**WRITTEN PROBLEM**. All of the material below is to be repeated exactly.

***** RECORDED DATA *****

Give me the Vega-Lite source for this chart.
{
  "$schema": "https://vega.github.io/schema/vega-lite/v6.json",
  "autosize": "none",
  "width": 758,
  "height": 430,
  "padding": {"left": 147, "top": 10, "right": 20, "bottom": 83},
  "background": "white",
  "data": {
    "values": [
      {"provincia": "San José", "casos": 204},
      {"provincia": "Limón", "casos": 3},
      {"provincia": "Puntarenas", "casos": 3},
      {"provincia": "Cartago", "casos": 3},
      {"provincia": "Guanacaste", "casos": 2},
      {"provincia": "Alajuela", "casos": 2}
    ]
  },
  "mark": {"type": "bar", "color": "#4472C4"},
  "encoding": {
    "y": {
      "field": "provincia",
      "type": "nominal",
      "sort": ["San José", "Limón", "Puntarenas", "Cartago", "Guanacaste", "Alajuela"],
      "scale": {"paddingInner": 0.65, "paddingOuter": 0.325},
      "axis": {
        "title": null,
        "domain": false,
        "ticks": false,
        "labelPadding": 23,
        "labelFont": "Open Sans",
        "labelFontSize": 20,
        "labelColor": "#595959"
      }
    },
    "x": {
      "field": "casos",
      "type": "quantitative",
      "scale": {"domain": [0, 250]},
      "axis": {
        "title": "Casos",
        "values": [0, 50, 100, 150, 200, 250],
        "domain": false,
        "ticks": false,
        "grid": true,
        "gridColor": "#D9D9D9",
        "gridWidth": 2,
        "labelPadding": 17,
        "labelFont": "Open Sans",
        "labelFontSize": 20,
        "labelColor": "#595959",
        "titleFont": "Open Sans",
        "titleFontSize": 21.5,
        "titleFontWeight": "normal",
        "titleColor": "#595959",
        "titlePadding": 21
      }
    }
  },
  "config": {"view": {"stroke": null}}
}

*****

**SOLUTION TO THIS EXERCISE**.
Give me the Vega-Lite source for this chart.
{
  "$schema": "https://vega.github.io/schema/vega-lite/v6.json",
  "autosize": "none",
  "width": 758,
  "height": 430,
  "padding": {"left": 147, "top": 10, "right": 20, "bottom": 83},
  "background": "white",
  "data": {
    "values": [
      {"provincia": "San José", "casos": 204},
      {"provincia": "Limón", "casos": 3},
      {"provincia": "Puntarenas", "casos": 3},
      {"provincia": "Cartago", "casos": 3},
      {"provincia": "Guanacaste", "casos": 2},
      {"provincia": "Alajuela", "casos": 2}
    ]
  },
  "mark": {"type": "bar", "color": "#4472C4"},
  "encoding": {
    "y": {
      "field": "provincia",
      "type": "nominal",
      "sort": ["San José", "Limón", "Puntarenas", "Cartago", "Guanacaste", "Alajuela"],
      "scale": {"paddingInner": 0.65, "paddingOuter": 0.325},
      "axis": {
        "title": null,
        "domain": false,
        "ticks": false,
        "labelPadding": 23,
        "labelFont": "Open Sans",
        "labelFontSize": 20,
        "labelColor": "#595959"
      }
    },
    "x": {
      "field": "casos",
      "type": "quantitative",
      "scale": {"domain": [0, 250]},
      "axis": {
        "title": "Casos",
        "values": [0, 50, 100, 150, 200, 250],
        "domain": false,
        "ticks": false,
        "grid": true,
        "gridColor": "#D9D9D9",
        "gridWidth": 2,
        "labelPadding": 17,
        "labelFont": "Open Sans",
        "labelFontSize": 20,
        "labelColor": "#595959",
        "titleFont": "Open Sans",
        "titleFontSize": 21.5,
        "titleFontWeight": "normal",
        "titleColor": "#595959",
        "titlePadding": 21
      }
    }
  },
  "config": {"view": {"stroke": null}}
}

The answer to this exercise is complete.